La Cinémathèque est en ébullition à l’idée de recevoir cet acteur burlesque qui ne laisse personne indifférent. Ce soir les trois salles seront prises d’assaut, la plupart des invités et abonnés espèrent voir de près cet acteur qui a fait de la métamorphose physique sa marque de fabrique. Jim Carrey n’a jamais peur d’être obscène, de jouer avec les limites du « politiquement correct ». Il le fait avec son corps et sa bouche, prononçant des borborygmes explosifs. Il y a chez lui un mélange décapant entre l’enfant attardé et régressif qui fait des grimaces, se déguise ou se transforme, et le culot provocateur d’un adulte mal dans sa peau, démontrant ou dénonçant le caractère grotesque du monde moderne.

Parmi tous les films dans lesquels il a joué, je garde un faible pour celui de Milos Forman, Man on the Moon, réalisé en 1999. Jim Carrey y incarnait un personnage très provocateur de la télévision et du show américain, Andy Kaufman. Le film était une sorte de critique de la société du spectacle, jouant sans cesse avec les frontières du rire et de l’ironie macabre et celles de la destruction même du spectacle.
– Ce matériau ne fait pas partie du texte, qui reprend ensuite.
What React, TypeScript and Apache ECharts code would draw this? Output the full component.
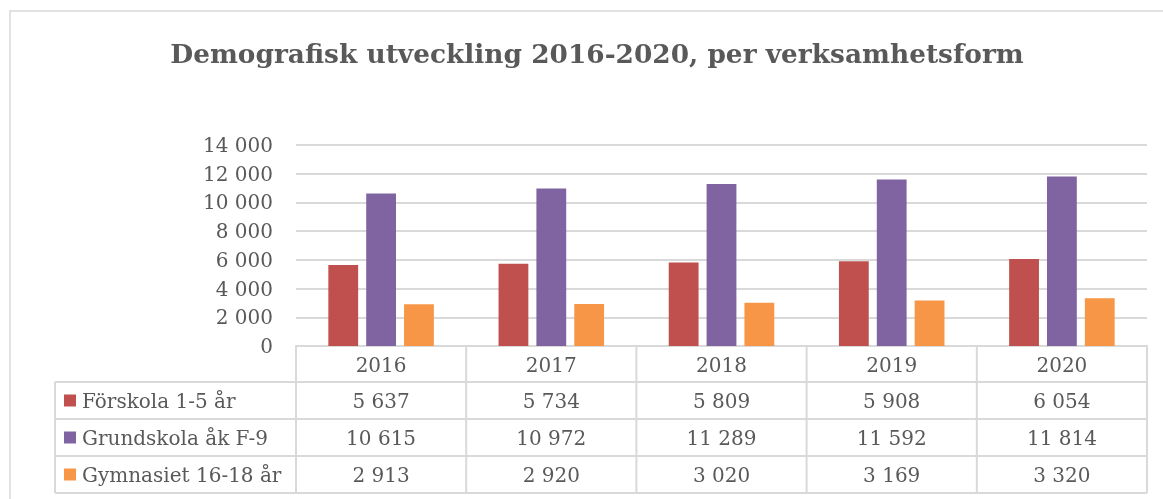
import React, { useEffect, useRef } from "react";
import * as echarts from "echarts";

const years = ["2016", "2017", "2018", "2019", "2020"];
const seriesNames = ["Förskola 1-5 år", "Grundskola åk F-9", "Gymnasiet 16-18 år"];
const forskola = [5637, 5734, 5809, 5908, 6054];
const grundskola = [10615, 10972, 11289, 11592, 11814];
const gymnasiet = [2913, 2920, 3020, 3169, 3320];
const colors = ["#C0504D", "#8064A2", "#F79646"];
const yTicks = [0, 2000, 4000, 6000, 8000, 10000, 12000, 14000];

const W = 1163;
const H = 499;
const FONT = "'DejaVu Serif', serif";
const TXT = "#595959";
const LINE = "#D9D9D9";

const fmt = (v: number) => String(v).replace(/\B(?=(\d{3})+(?!\d))/g, " ");

export default function App() {
  const ref = useRef<HTMLDivElement>(null);
  useEffect(() => {
    if (!ref.current) return;
    const chart = echarts.init(ref.current, null, { renderer: "svg" });
    const gridLeft = 296;
    const gridRight = 1147;
    const gridTop = 145;
    const gridBottomY = 346;
    const headerH = 36;
    const rowH = 37;
    const tableLeft = 55;
    const colW = (gridRight - gridLeft) / years.length;
    const allData = [forskola, grundskola, gymnasiet];

    const graphics: any[] = [];
    graphics.push({
      type: "rect",
      shape: { x: 10, y: 11, width: W + 20, height: H + 20 },
      style: { fill: "none", stroke: LINE, lineWidth: 1.5 },
      silent: true,
    });
    const rowsTop = gridBottomY + headerH;
    const tableBottom = rowsTop + rowH * seriesNames.length;
    for (let i = 0; i <= seriesNames.length; i++) {
      const y = rowsTop + rowH * i;
      graphics.push({
        type: "line",
        shape: { x1: tableLeft, y1: y, x2: gridRight, y2: y },
        style: { stroke: LINE, lineWidth: 2 },
      });
    }
    graphics.push({
      type: "line",
      shape: { x1: tableLeft, y1: rowsTop, x2: tableLeft, y2: tableBottom },
      style: { stroke: LINE, lineWidth: 2 },
    });
    for (let c = 0; c <= years.length; c++) {
      const x = gridLeft + colW * c;
      graphics.push({
        type: "line",
        shape: { x1: x, y1: gridBottomY, x2: x, y2: tableBottom },
        style: { stroke: LINE, lineWidth: 2 },
      });
    }
    seriesNames.forEach((name, r) => {
      const cy = rowsTop + rowH * r + rowH / 2;
      graphics.push({
        type: "rect",
        shape: { x: 64, y: cy - 6, width: 12, height: 12 },
        style: { fill: colors[r] },
      });
      graphics.push({
        type: "text",
        x: 82,
        y: cy,
        style: { text: name, font: `20px ${FONT}`, fill: TXT, textAlign: "left", textVerticalAlign: "middle" },
      });
      allData[r].forEach((v, c) => {
        graphics.push({
          type: "text",
          x: gridLeft + colW * c + colW / 2,
          y: cy,
          style: { text: fmt(v), font: `20px ${FONT}`, fill: TXT, textAlign: "center", textVerticalAlign: "middle" },
        });
      });
    });

    chart.setOption({
      animation: false,
      title: {
        text: "Demografisk utveckling 2016-2020, per verksamhetsform",
        left: 592,
        top: 35,
        textAlign: "center",
        textStyle: { fontFamily: FONT, fontWeight: "bold", fontSize: 26.4, color: TXT },
      },
      grid: { left: gridLeft, right: W - gridRight, top: gridTop, bottom: H - gridBottomY, containLabel: false },
      xAxis: {
        type: "category",
        data: years,
        axisLine: { show: true, lineStyle: { color: LINE, width: 2 } },
        axisTick: { show: false },
        axisLabel: { fontFamily: FONT, fontSize: 20, color: TXT, margin: 9 },
      },
      yAxis: {
        type: "value",
        min: yTicks[0],
        max: yTicks[yTicks.length - 1],
        interval: 2000,
        axisLine: { show: false },
        axisTick: { show: false },
        splitLine: { lineStyle: { color: LINE, width: 2 } },
        axisLabel: { fontFamily: FONT, fontSize: 20, color: TXT, margin: 23, formatter: (v: number) => fmt(v) },
      },
      series: allData.map((d, i) => ({
        type: "bar",
        name: seriesNames[i],
        data: d,
        itemStyle: { color: colors[i] },
        barGap: "27%",
        barCategoryGap: "38%",
      })),
      graphic: graphics,
    });
    return () => chart.dispose();
  }, []);
  return <div ref={ref} style={{ position: "fixed", left: 0, top: 0, width: W, height: H }} />;
}
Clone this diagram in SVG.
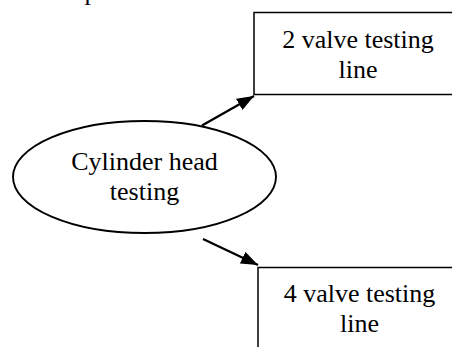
<svg xmlns="http://www.w3.org/2000/svg" width="452" height="347" viewBox="0 0 452 347">
  <style>
    .lbl { font-family: "Liberation Serif", "Times New Roman", serif; font-size: 26px; fill: #000; text-anchor: middle; }
    .box { fill: #fff; stroke: #000; stroke-width: 1.5; }
    .oval { fill: #fff; stroke: #000; stroke-width: 1.9; }
    .conn { stroke: #000; stroke-width: 2.3; fill: none; }
  </style>
  <defs>
    <marker id="arrow" viewBox="0 0 17 13" refX="17" refY="6.5" markerWidth="17" markerHeight="13" markerUnits="userSpaceOnUse" orient="auto">
      <path d="M0,0 L17,6.5 L0,13 Z" fill="#000"/>
    </marker>
  </defs>

  <rect width="452" height="347" fill="#fff"/>

  <!-- descender of a letter from the line above -->
  <text class="lbl" x="91" y="0">p</text>

  <g id="connectors">
    <line class="conn" x1="202" y1="125.5" x2="254" y2="96" marker-end="url(#arrow)"/>
    <line class="conn" x1="203" y1="239" x2="258" y2="265" marker-end="url(#arrow)"/>
  </g>

  <g id="cylinder-head">
    <ellipse class="oval" cx="144.5" cy="177" rx="131.5" ry="56"/>
    <text class="lbl" x="144.5" y="170">Cylinder head</text>
    <text class="lbl" x="144.5" y="200">testing</text>
  </g>

  <g id="two-valve">
    <rect class="box" x="254" y="12.5" width="230" height="82"/>
    <text class="lbl" x="358" y="48">2 valve testing</text>
    <text class="lbl" x="358" y="78">line</text>
  </g>

  <g id="four-valve">
    <rect class="box" x="258" y="267.5" width="230" height="110"/>
    <text class="lbl" x="359.5" y="302">4 valve testing</text>
    <text class="lbl" x="359.5" y="332">line</text>
  </g>
</svg>
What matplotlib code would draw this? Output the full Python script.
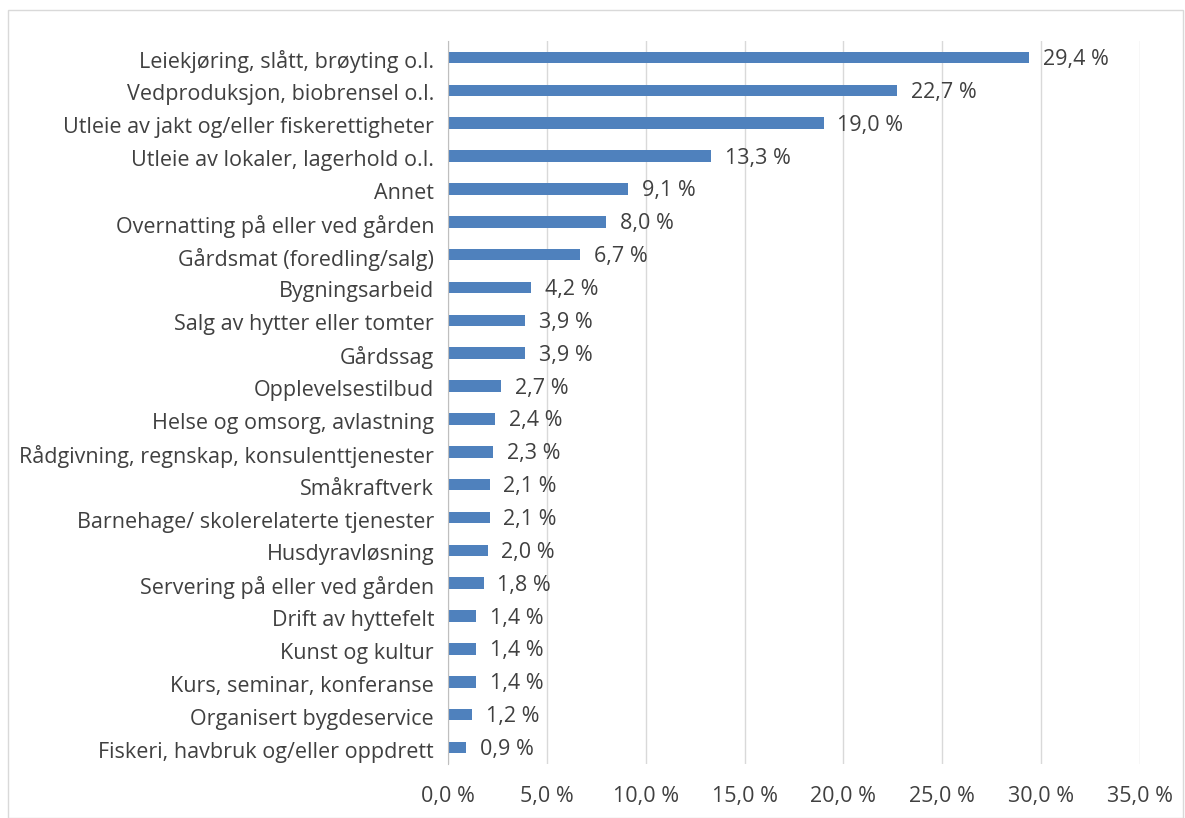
import matplotlib
matplotlib.use("Agg")
import matplotlib.pyplot as plt
import matplotlib.transforms as mtransforms
from matplotlib.patches import Rectangle

categories = [
    "Leiekjøring, slått, brøyting o.l.",
    "Vedproduksjon, biobrensel o.l.",
    "Utleie av jakt og/eller fiskerettigheter",
    "Utleie av lokaler, lagerhold o.l.",
    "Annet",
    "Overnatting på eller ved gården",
    "Gårdsmat (foredling/salg)",
    "Bygningsarbeid",
    "Salg av hytter eller tomter",
    "Gårdssag",
    "Opplevelsestilbud",
    "Helse og omsorg, avlastning",
    "Rådgivning, regnskap, konsulenttjenester",
    "Småkraftverk",
    "Barnehage/ skolerelaterte tjenester",
    "Husdyravløsning",
    "Servering på eller ved gården",
    "Drift av hyttefelt",
    "Kunst og kultur",
    "Kurs, seminar, konferanse",
    "Organisert bygdeservice",
    "Fiskeri, havbruk og/eller oppdrett",
]
values = [29.4, 22.7, 19.0, 13.3, 9.1, 8.0, 6.7, 4.2, 3.9, 3.9, 2.7, 2.4, 2.3,
          2.1, 2.1, 2.0, 1.8, 1.4, 1.4, 1.4, 1.2, 0.9]
xticks = [0, 5, 10, 15, 20, 25, 30, 35]

def fmt(v):
    return f"{v:.1f}".replace(".", ",") + " %"

plt.rcParams['font.family'] = ['Open Sans', 'DejaVu Sans']
txt = "#404040"
fs = 15.5

fig = plt.figure(figsize=(11.85, 8.18), dpi=100)
fig.patches.append(Rectangle((8/1185, 0), 1175/1185, 1 - 10/818, transform=fig.transFigure,
                             fill=False, edgecolor="#d9d9d9", linewidth=1))
ax = fig.add_axes([448/1185, 1 - 764/818, (1140 - 448)/1185, (764 - 41)/818])

n = len(categories)
ypos = list(range(n))
ax.barh(ypos, values, height=0.35, color="#4f81bd", zorder=3)
ax.set_ylim(n - 0.5, -0.5)
ax.set_xlim(0, 35)
ax.set_xticks(xticks)
ax.set_xticklabels([fmt(t) for t in xticks], fontsize=fs, color=txt)
ax.set_yticks(ypos)
ax.set_yticklabels(categories, fontsize=fs, color=txt)
ax.tick_params(axis='both', length=0)
ax.tick_params(axis='x', pad=16)
ax.tick_params(axis='y', pad=10)
ax.grid(axis='x', color="#d9d9d9", linewidth=1, zorder=0)
for s in ["top", "right", "bottom"]:
    ax.spines[s].set_visible(False)
ax.spines["left"].set_color("#bfbfbf")
ax.spines["left"].set_zorder(4)

shift = mtransforms.ScaledTranslation(0, -2/100, fig.dpi_scale_trans)
for lbl in ax.get_yticklabels():
    lbl.set_transform(lbl.get_transform() + shift)

for y, v in zip(ypos, values):
    ax.text(v + 0.7, y, fmt(v), va="center", ha="left", fontsize=fs, color=txt,
            transform=ax.transData + shift)

fig.savefig("out.png", dpi=100)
Ce film je crois n’avait pas très bien marché aux USA, et pour cause. Les Américains n’aiment sans doute pas qu’un artiste étranger les regarde vivre et se moque d’eux. Même quand cet artiste se nomme Milos Forman. Avec Larry Flint, du même Forman, c’est néanmoins ce que j’ai vu de plus fort, de plus intelligent et de plus corrosif sur la société américaine contemporaine, ici retournée comme un gant par l’œil précis d’entomologiste d’un immense cinéaste. Dans Man on the Moon, Jim Carrey était littéralement exceptionnel.